** Start Material supplied **
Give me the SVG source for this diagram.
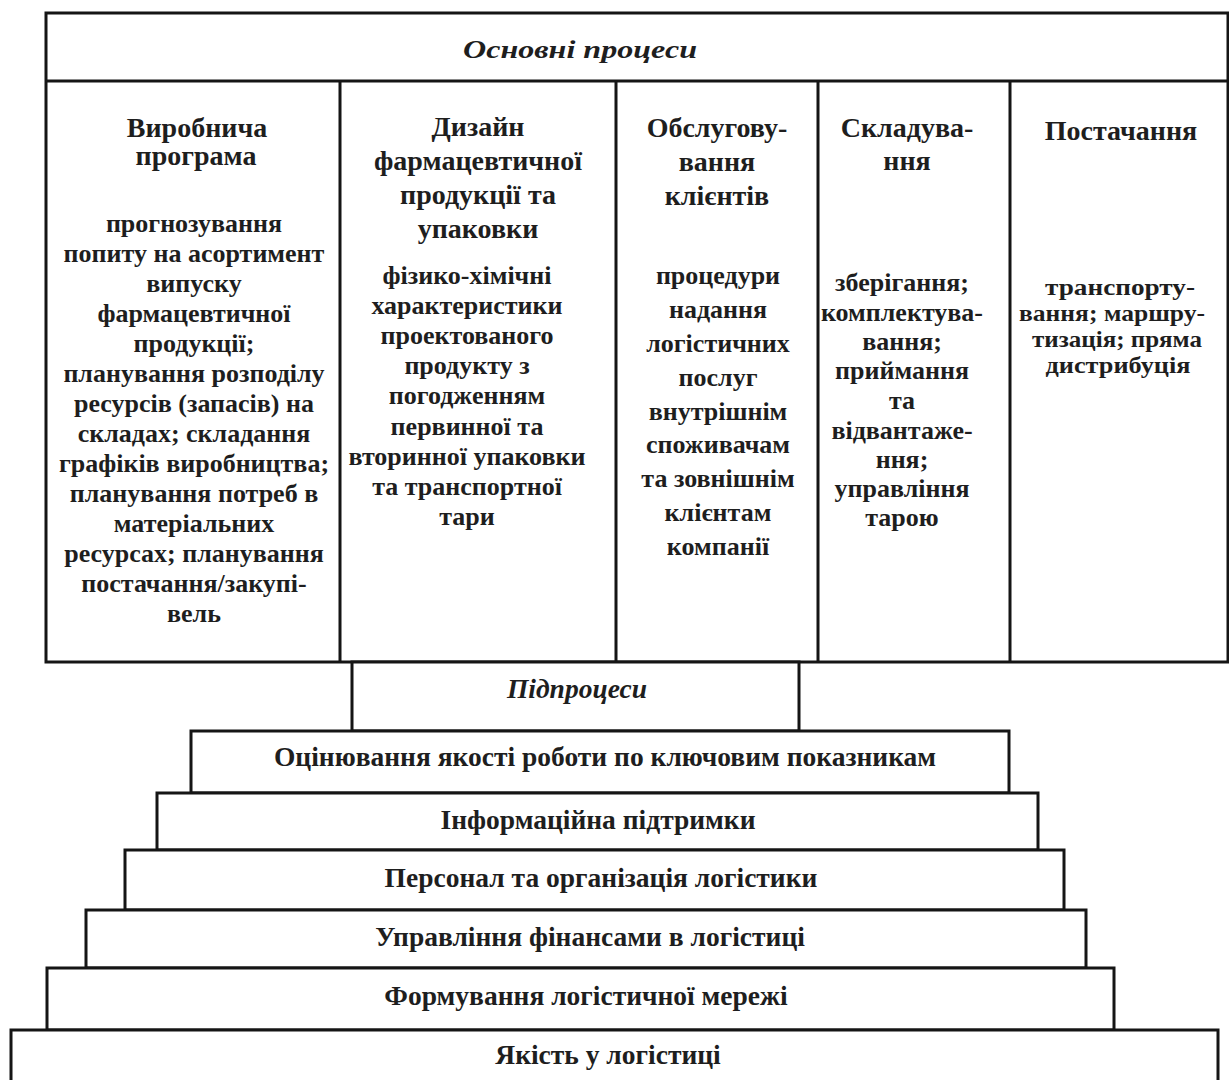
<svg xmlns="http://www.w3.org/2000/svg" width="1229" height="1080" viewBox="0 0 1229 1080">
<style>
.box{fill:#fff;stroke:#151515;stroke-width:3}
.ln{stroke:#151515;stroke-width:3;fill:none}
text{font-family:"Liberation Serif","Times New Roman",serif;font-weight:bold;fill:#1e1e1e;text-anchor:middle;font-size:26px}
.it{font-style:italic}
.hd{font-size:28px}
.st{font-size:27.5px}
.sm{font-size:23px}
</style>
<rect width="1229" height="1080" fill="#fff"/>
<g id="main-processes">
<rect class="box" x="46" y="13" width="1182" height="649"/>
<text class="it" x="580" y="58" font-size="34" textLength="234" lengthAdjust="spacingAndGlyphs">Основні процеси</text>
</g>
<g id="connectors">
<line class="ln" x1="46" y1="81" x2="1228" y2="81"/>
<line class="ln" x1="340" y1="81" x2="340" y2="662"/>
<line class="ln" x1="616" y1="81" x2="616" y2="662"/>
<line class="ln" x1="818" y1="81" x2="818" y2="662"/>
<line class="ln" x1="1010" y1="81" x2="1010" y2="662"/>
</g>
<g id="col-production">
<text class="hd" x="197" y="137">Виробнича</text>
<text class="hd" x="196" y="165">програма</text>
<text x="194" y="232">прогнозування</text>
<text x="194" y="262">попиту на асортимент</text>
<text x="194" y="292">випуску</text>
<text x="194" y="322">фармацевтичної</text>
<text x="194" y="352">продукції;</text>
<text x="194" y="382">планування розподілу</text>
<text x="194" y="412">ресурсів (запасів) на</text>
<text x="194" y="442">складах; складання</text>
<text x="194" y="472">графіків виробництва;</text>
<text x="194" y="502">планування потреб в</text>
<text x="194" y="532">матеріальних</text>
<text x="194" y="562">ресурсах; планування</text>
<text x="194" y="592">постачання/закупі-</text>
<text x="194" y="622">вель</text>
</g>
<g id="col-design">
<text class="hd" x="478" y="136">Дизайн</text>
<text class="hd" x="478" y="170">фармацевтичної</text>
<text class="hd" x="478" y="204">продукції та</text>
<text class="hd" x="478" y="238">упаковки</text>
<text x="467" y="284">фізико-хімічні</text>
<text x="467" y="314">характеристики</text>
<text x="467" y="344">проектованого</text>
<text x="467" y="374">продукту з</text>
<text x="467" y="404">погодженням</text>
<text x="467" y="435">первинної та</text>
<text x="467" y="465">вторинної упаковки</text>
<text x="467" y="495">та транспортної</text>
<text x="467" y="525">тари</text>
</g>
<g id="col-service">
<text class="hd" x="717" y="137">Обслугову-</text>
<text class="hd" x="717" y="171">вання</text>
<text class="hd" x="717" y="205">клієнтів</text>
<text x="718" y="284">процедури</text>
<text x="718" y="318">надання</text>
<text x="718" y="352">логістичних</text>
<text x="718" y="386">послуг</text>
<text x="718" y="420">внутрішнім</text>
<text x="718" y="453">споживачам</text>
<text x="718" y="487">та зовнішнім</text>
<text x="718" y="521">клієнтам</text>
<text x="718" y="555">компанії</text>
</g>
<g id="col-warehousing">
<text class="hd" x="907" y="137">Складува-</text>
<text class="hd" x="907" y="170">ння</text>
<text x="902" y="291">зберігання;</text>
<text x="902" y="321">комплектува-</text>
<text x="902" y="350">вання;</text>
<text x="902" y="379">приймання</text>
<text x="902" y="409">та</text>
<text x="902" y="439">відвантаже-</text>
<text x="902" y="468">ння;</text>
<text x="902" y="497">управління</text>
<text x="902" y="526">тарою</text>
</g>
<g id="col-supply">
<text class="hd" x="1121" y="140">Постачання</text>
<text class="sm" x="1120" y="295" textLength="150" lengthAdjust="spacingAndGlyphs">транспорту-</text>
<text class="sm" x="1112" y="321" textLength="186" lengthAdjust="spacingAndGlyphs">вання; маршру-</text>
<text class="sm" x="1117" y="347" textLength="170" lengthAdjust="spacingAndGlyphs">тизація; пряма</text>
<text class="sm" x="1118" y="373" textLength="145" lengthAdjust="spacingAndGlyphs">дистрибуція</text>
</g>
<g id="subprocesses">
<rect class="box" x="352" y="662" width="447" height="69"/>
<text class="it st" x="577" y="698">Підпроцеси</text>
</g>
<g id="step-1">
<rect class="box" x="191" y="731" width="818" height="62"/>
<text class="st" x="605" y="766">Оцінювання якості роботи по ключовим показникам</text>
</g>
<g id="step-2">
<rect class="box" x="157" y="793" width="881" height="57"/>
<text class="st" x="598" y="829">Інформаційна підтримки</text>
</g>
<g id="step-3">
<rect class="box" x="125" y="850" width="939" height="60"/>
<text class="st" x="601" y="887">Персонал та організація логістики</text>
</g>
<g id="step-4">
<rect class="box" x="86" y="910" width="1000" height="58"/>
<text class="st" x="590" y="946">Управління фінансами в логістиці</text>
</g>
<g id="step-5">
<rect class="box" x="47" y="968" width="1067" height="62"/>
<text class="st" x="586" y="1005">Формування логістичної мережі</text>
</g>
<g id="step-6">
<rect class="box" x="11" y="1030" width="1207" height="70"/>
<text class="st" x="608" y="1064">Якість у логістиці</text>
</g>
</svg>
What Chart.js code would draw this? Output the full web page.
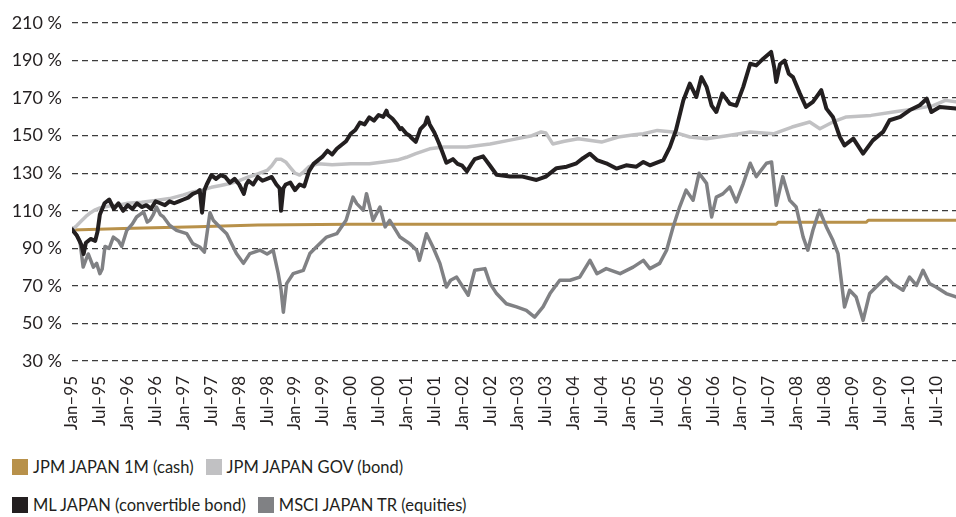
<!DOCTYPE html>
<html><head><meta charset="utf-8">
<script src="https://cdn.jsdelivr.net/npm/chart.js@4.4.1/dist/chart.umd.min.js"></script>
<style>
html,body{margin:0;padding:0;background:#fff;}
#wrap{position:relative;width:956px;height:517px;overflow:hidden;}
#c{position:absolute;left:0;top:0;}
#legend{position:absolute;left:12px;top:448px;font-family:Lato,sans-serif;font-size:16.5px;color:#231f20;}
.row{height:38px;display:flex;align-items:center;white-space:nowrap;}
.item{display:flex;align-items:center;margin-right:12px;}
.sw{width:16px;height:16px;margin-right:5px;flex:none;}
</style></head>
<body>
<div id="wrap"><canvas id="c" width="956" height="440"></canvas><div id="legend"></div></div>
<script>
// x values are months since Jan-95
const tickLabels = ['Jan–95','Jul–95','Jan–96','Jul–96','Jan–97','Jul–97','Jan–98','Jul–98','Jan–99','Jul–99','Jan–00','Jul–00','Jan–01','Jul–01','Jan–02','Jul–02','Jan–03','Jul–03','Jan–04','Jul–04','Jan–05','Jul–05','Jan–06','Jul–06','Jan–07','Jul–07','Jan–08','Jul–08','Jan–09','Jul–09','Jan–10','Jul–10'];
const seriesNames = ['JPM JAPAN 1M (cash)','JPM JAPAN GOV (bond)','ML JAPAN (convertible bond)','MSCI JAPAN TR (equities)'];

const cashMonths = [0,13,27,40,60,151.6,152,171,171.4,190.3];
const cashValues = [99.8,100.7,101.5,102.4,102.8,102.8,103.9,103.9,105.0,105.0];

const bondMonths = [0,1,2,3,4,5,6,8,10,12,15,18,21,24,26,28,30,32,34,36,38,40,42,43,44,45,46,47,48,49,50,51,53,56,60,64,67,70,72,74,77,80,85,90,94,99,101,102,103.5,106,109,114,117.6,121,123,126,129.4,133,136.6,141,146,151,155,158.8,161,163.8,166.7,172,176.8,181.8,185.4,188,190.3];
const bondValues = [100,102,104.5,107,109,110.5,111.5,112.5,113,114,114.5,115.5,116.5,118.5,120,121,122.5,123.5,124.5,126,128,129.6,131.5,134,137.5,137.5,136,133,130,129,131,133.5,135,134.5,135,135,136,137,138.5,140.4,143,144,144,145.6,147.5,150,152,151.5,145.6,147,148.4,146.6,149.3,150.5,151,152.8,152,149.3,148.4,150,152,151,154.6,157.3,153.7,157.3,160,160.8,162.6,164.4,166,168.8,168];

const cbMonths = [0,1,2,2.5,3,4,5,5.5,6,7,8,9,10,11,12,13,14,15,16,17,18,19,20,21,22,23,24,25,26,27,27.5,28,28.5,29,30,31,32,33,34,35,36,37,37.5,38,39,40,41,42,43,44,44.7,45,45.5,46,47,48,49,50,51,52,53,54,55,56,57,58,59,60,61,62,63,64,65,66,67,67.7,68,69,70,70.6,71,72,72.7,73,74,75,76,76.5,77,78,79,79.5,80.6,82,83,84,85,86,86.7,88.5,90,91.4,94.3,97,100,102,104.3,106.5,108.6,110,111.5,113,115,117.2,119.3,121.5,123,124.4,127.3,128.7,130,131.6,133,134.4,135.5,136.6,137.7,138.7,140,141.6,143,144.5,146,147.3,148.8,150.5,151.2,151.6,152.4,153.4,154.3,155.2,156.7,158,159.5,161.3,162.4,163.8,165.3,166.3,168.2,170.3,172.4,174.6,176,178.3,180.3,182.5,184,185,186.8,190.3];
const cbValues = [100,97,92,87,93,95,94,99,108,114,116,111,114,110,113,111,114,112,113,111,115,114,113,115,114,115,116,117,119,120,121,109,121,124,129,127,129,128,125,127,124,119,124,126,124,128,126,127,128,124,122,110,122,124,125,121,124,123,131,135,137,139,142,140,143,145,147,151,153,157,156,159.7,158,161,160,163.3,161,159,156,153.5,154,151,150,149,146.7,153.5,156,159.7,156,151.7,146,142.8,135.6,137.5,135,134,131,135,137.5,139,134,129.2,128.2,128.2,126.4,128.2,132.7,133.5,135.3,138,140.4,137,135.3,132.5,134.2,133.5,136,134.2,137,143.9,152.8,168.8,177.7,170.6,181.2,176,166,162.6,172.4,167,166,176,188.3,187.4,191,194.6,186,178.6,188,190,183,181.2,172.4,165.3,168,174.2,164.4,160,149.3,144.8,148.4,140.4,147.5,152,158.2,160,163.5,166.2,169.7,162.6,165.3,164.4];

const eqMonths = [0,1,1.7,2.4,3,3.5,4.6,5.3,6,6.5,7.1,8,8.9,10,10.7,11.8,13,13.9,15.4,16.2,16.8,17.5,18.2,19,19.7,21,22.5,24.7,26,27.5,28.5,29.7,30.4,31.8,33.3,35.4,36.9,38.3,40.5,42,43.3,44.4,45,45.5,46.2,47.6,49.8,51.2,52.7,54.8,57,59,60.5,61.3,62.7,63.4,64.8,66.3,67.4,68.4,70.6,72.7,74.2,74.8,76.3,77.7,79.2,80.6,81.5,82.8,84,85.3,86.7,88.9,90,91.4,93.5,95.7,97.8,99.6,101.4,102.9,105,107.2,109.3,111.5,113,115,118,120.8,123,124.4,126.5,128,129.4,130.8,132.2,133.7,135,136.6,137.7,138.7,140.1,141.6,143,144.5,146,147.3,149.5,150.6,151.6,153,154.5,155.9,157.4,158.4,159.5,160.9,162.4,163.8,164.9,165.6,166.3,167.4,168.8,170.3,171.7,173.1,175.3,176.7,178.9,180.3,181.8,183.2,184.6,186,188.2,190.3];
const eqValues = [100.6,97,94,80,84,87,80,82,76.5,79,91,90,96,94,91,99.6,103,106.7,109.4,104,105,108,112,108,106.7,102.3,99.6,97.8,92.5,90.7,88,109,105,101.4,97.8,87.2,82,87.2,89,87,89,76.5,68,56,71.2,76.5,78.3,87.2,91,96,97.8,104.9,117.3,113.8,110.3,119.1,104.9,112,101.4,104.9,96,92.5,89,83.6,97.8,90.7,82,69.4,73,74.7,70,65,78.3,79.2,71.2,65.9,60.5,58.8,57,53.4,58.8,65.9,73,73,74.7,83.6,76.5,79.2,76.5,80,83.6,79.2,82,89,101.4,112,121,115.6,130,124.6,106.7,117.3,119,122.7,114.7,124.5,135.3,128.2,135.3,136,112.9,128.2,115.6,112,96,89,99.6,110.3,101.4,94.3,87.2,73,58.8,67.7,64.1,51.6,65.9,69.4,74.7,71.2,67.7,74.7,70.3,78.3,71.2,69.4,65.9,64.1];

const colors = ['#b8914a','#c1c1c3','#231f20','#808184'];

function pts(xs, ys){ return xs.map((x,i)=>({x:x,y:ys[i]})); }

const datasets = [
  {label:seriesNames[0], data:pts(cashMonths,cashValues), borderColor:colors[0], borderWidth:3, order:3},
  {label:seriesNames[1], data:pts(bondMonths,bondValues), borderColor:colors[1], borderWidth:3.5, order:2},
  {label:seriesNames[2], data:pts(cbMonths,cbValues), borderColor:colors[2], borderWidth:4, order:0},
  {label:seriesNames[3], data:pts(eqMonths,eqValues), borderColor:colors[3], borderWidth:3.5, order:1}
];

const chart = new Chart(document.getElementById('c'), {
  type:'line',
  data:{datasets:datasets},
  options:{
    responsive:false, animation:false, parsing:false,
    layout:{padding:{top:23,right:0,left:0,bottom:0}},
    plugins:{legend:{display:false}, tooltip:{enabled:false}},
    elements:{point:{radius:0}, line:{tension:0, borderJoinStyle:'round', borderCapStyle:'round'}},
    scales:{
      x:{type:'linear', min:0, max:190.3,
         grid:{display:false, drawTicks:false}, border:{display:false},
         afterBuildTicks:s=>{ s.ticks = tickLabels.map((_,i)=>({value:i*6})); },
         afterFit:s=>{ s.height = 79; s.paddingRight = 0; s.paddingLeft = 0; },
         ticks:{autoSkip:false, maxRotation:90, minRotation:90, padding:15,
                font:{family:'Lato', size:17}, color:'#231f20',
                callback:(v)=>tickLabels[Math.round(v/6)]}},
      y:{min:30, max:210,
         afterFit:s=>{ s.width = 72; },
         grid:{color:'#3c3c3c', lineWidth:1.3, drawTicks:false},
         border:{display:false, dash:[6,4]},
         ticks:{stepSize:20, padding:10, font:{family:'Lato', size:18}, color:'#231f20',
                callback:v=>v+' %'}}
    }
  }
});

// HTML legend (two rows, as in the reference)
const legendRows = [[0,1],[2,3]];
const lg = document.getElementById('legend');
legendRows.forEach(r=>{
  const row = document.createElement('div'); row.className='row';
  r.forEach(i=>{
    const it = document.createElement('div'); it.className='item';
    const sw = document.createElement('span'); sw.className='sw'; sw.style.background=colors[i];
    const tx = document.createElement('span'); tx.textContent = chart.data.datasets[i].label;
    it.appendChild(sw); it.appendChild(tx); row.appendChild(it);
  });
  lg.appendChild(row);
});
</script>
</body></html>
** End Material supplied **
**Objective**
All lines above containing the string "this" are to be collected.

**Answer to the task**
Give me the SVG source for this diagram.
What Chart.js code would draw this? Output the full web page.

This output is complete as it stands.